Nothing can hide the disappointment of DRL which made $65 million by selling Lilly’s anti-depressant Prozac’s generic version in the US in 2001-02. But DRL has put up a brave face, as it has before, when Ragaglitazar got the dump from Novo Nordisk.

However hard the company may defend, it cannot hide the harm this verdict has done to the company’s prospects, and any attempt at banking on the product pipeline has to be seen only as a natural reaction in what is now explained as a “legally-driven opportunity”. The incident also serves a reminder to companies and shareholders who lay too much store by the goldmine that the US generics market is – that all dreams do not materialise.

Interestingly, the decision which rewards the multinational Pfizer comes at a time when US Federal Reserve Chairman Allan Greenspan, in his testimony to the budget committee of the House of Representatives on Wednesday February 25, spoke about the remorseless rise in the burden of pensions and the cost of health care. According to some reports, the Indian company could have spent more than US $10 million in defending its case.

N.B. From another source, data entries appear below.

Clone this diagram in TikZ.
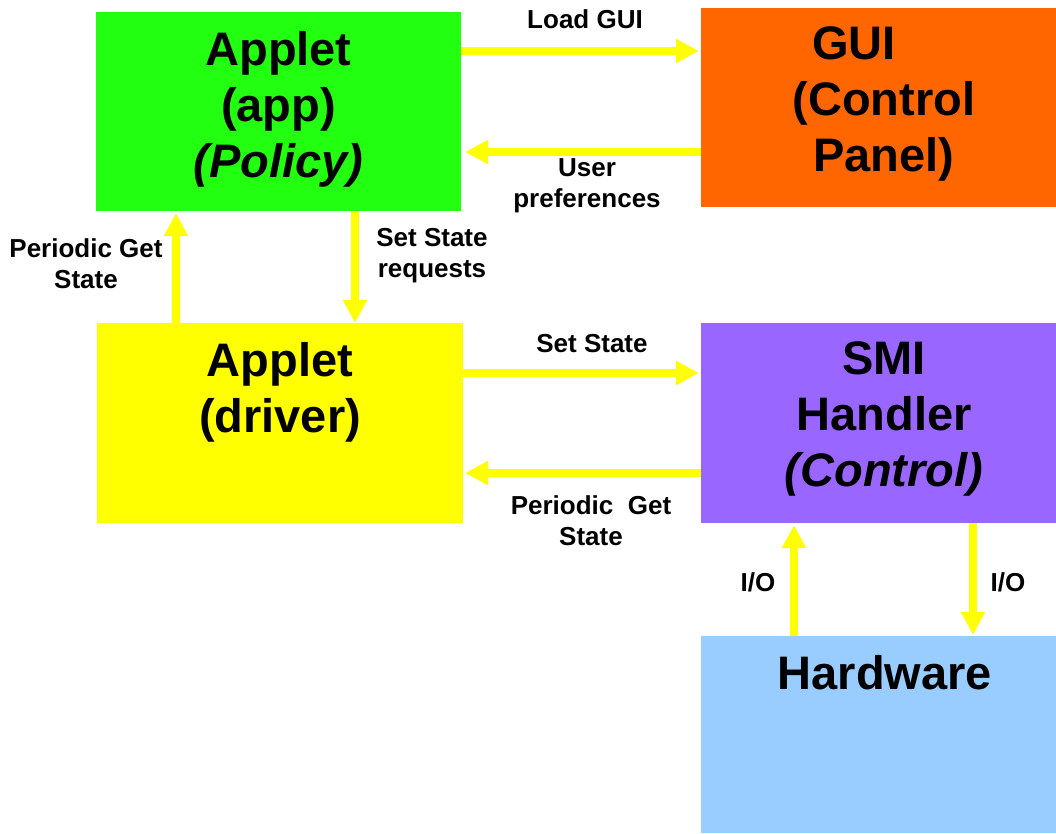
\documentclass[tikz,border=0pt]{standalone}
\usepackage{fontspec}
\setmainfont{Liberation Sans}
\usetikzlibrary{arrows.meta}
\definecolor{appgreen}{RGB}{34,255,17}
\definecolor{guiorange}{RGB}{255,102,0}
\definecolor{drvyellow}{RGB}{255,255,0}
\definecolor{smipurple}{RGB}{153,102,255}
\definecolor{hwblue}{RGB}{153,204,255}
\tikzset{
  blk/.style={minimum width=#1, inner sep=0pt, draw=none},
  big/.style={font=\fontsize{47}{56}\selectfont\bfseries, align=center, anchor=north, inner sep=0pt},
  lbl/.style={font=\fontsize{26}{31}\selectfont\bfseries, align=center, inner sep=0pt},
  arr/.style={-{Triangle[length=23pt,width=23pt]}, line width=8pt, draw=drvyellow}
}
\begin{document}
\begin{tikzpicture}[x=1pt,y=1pt]
\useasboundingbox (0,0) rectangle (1056,833);

% boxes
\node[blk=365pt, minimum height=199pt, fill=appgreen] (app) at (278.5,721.5) {};
\node[blk=355pt, minimum height=199pt, fill=guiorange] (gui) at (878.5,725.5) {};
\node[blk=366pt, minimum height=200pt, fill=drvyellow] (drv) at (280,410) {};
\node[blk=355pt, minimum height=200pt, fill=smipurple] (smi) at (878.5,410) {};
\node[blk=355pt, minimum height=197pt, fill=hwblue] (hw) at (878.5,98.5) {};

% box texts
\node[big] (apptxt) at ([yshift=-19pt]app.north) {Applet\\(app)\\\textit{(Policy)}};
\node[big] (guitxt) at ([xshift=5.5pt,yshift=-19pt]gui.north) {GUI\hspace*{1.28em}\\(Control\\Panel)};
\node[big] (drvtxt) at ([yshift=-19pt]drv.north) {Applet\\(driver)};
\node[big] (smitxt) at ([xshift=5.5pt,yshift=-19pt]smi.north) {SMI\\Handler\\\textit{(Control)}};
\node[big] (hwtxt) at ([xshift=6.5pt,yshift=-19pt]hw.north) {Hardware};

% arrows
\draw[arr, shorten >=2pt] (app.east |- 0,782) -- (gui.west |- 0,782);
\draw[arr, shorten >=4pt] (gui.west |- 0,681) -- (app.east |- 0,681);
\draw[arr, shorten >=2pt] (drv.north -| 176,0) -- (app.south -| 176,0);
\draw[arr] (app.south -| 355,0) -- (drv.north -| 355,0);
\draw[arr, shorten >=2pt] (drv.east |- 0,460) -- (smi.west |- 0,460);
\draw[arr, shorten >=2pt] (smi.west |- 0,360) -- (drv.east |- 0,360);
\draw[arr, shorten >=2pt] (hw.north -| 794,0) -- (smi.south -| 794,0);
\draw[arr, shorten >=1pt] (smi.south -| 973,0) -- (hw.north -| 973,0);

% labels
\node[lbl] (loadgui) at (585,814) {Load GUI};
\node[lbl] (userpref) at (587,647.5) {User\\preferences};
\node[lbl] (getup) at (86,569.5) {Periodic Get\\State};
\node[lbl] (setreq) at (432,577.5) {Set State\\requests};
\node[lbl] (setst) at (592,489) {Set State};
\node[lbl] (getst) at (591,312.5) {Periodic\ \ Get\\State};
\node[lbl] (ioup) at (758,251) {I/O};
\node[lbl] (iodown) at (1008,251) {I/O};

\end{tikzpicture}
\end{document}
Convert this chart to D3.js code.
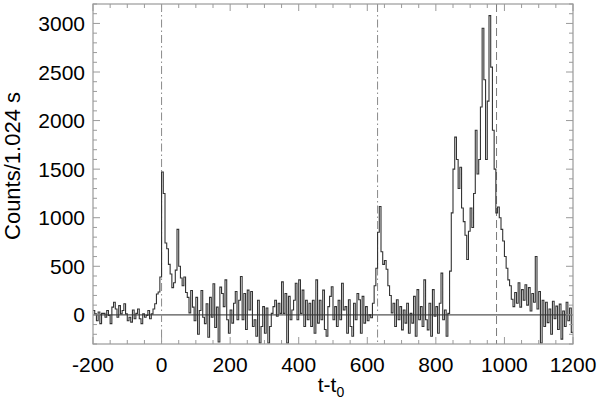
<!DOCTYPE html>
<html>
<head>
<meta charset="utf-8">
<script src="https://cdn.jsdelivr.net/npm/d3@7"></script>
<style>
  html, body { margin: 0; padding: 0; background: #fff; }
  svg { display: block; }
  text { font-family: "Liberation Sans", Arial, Helvetica, sans-serif; fill: #000; }
</style>
</head>
<body>
<svg id="chart" width="600" height="403"></svg>
<script>
// ---------------- data (counts per bin) ----------------
const binStart = -200;   // time of the first bin (s)
const binWidth = 5;      // bin width used here (s)

// t = -200 .. -5
const preBurst = [45,10,-60,30,-90,15,15,-25,45,-5,-90,80,130,60,-25,95,10,45,115,10,
  -60,-25,-75,50,-40,15,60,-40,-90,10,-25,-5,45,-40,10,60,115,215,235,390];
// t = 0 .. 170
const pulse1 = [1470,1250,740,680,520,420,280,330,460,880,500,380,300,390,230,180,20,250,80,-60,
  180,-200,45,250,-25,-90,115,-230,180,-25,320,-130,80,-280,285];
// t = 175 .. 530
const quiet1 = [220,85,360,-50,-190,50,-85,120,240,-50,150,395,-50,220,-150,255,50,240,-120,-50,
  -220,150,-290,-120,85,-190,70,-290,-120,15,85,150,-15,120,15,340,15,220,-290,190,
  -50,50,150,325,-50,360,15,255,-120,150,-50,120,-120,150,-190,360,-85,150,-50,255,
  -150,-220,85,190,290,-50,85,-120,150,-50,325,50];
// t = 535 .. 835
const pulse2 = [85,-190,155,-120,-220,120,-50,220,155,-190,190,-85,85,-60,0,-30,120,
  300,480,850,1115,650,520,560,470,300,200,
  20,120,-120,155,-50,85,-155,50,-85,120,-190,15,-85,190,-220,260,-50,85,-120,360,
  -50,-155,120,-220,260,-15,85,-190,120,430,-50,50,-220,15];
// t = 840 .. 1195
const pulse3 = [450,1050,1500,1830,1600,1300,1520,1100,960,820,570,860,1100,900,1250,
  1900,1450,1600,2140,2950,2420,1600,2200,3080,2550,1900,1500,1050,1110,1000,880,760,
  600,480,360,300,160,85,230,120,330,80,260,150,310,100,280,40,220,130,600,60,
  240,-290,150,-120,130,-80,60,-200,140,-40,90,-150,110,-250,40,-120,130,-60,70,-180];

const xTicks = [-200, 0, 200, 400, 600, 800, 1000, 1200];
const yTicks = [0, 500, 1000, 1500, 2000, 2500, 3000];
const markerDashDot = [0, 630];   // dash-dot vertical lines
const markerDashed = [977];       // dashed vertical line
const xDomain = [-200, 1200];
const yDomain = [-300, 3200];

// ---------------- build series ----------------
const counts = [].concat(preBurst, pulse1, quiet1, pulse2, pulse3);
const series = counts.map((c, i) => ({ t: binStart + i * binWidth, c }));
series.push({ t: binStart + counts.length * binWidth, c: counts[counts.length - 1] });

// ---------------- layout ----------------
const L = 93, R = 573, T = 4, B = 344;
const svg = d3.select("#chart");
const x = d3.scaleLinear().domain(xDomain).range([L, R]);
const y = d3.scaleLinear().domain(yDomain).range([B, T]);

const frameColor = "#9a9a9a";

svg.append("defs").append("clipPath").attr("id", "clip")
  .append("rect").attr("x", L).attr("y", T).attr("width", R - L).attr("height", B - T);

// zero line
svg.append("line")
  .attr("x1", L).attr("x2", R).attr("y1", y(0)).attr("y2", y(0))
  .attr("stroke", "#555").attr("stroke-width", 1.3);

// vertical marker lines
markerDashDot.forEach(v => {
  svg.append("line")
    .attr("x1", x(v)).attr("x2", x(v)).attr("y1", T).attr("y2", B)
    .attr("stroke", "#8a8a8a").attr("stroke-width", 1)
    .attr("stroke-dasharray", "8,3,1.5,3");
});
markerDashed.forEach(v => {
  svg.append("line")
    .attr("x1", x(v)).attr("x2", x(v)).attr("y1", T).attr("y2", B)
    .attr("stroke", "#7a7a7a").attr("stroke-width", 1)
    .attr("stroke-dasharray", "8,4");
});

// light curve
const line = d3.line().x(d => x(d.t)).y(d => y(d.c)).curve(d3.curveStepAfter);
svg.append("path")
  .datum(series)
  .attr("clip-path", "url(#clip)")
  .attr("fill", "none")
  .attr("stroke", "#333")
  .attr("stroke-width", 1.1)
  .attr("d", line);

// frame
svg.append("rect")
  .attr("x", L).attr("y", T).attr("width", R - L).attr("height", B - T)
  .attr("fill", "none").attr("stroke", frameColor).attr("stroke-width", 1.2);

// ticks (all four sides, inward)
const xMinor = d3.range(xDomain[0], xDomain[1] + 1, 50);
const yMinor = d3.range(-300, 3201, 100);
const tickG = svg.append("g").attr("stroke", frameColor).attr("stroke-width", 1);
xMinor.forEach(v => {
  const len = (v % 200 === 0) ? 7 : 4;
  tickG.append("line").attr("x1", x(v)).attr("x2", x(v)).attr("y1", B).attr("y2", B - len);
  tickG.append("line").attr("x1", x(v)).attr("x2", x(v)).attr("y1", T).attr("y2", T + len);
});
yMinor.forEach(v => {
  const len = (v % 500 === 0) ? 7 : 4;
  tickG.append("line").attr("x1", L).attr("x2", L + len).attr("y1", y(v)).attr("y2", y(v));
  tickG.append("line").attr("x1", R).attr("x2", R - len).attr("y1", y(v)).attr("y2", y(v));
});

// tick labels
svg.append("g").selectAll("text").data(xTicks).join("text")
  .attr("x", d => x(d)).attr("y", 372)
  .attr("text-anchor", "middle").attr("font-size", 21)
  .text(d => d);
svg.append("g").selectAll("text").data(yTicks).join("text")
  .attr("x", 85).attr("y", d => y(d)).attr("dy", "0.36em")
  .attr("text-anchor", "end").attr("font-size", 21)
  .text(d => d);

// axis titles
const xt = svg.append("text").attr("x", 331).attr("y", 392)
  .attr("text-anchor", "middle").attr("font-size", 21);
xt.append("tspan").text("t-t");
xt.append("tspan").attr("font-size", 14).attr("dy", 5).text("0");

svg.append("text")
  .attr("transform", "translate(20,166) rotate(-90)")
  .attr("text-anchor", "middle").attr("font-size", 22)
  .text("Counts/1.024 s");
</script>
</body>
</html>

One doesn’t know the exact amount spent on patent research and litigation in this respect, but shareholders may wonder whether the dollars that have gone down the drain would have justified exploration of such a small window of opportunity that never opened.

The company’s share is looking southwards. How much it will erode is anybody’s guess. Analysts have already started sounding warning signals.

Leading “research-driven” companies should not be playing with the shareholders by treading on thin ice. Credibility ought to be more important for companies that aspire to move up the value chain.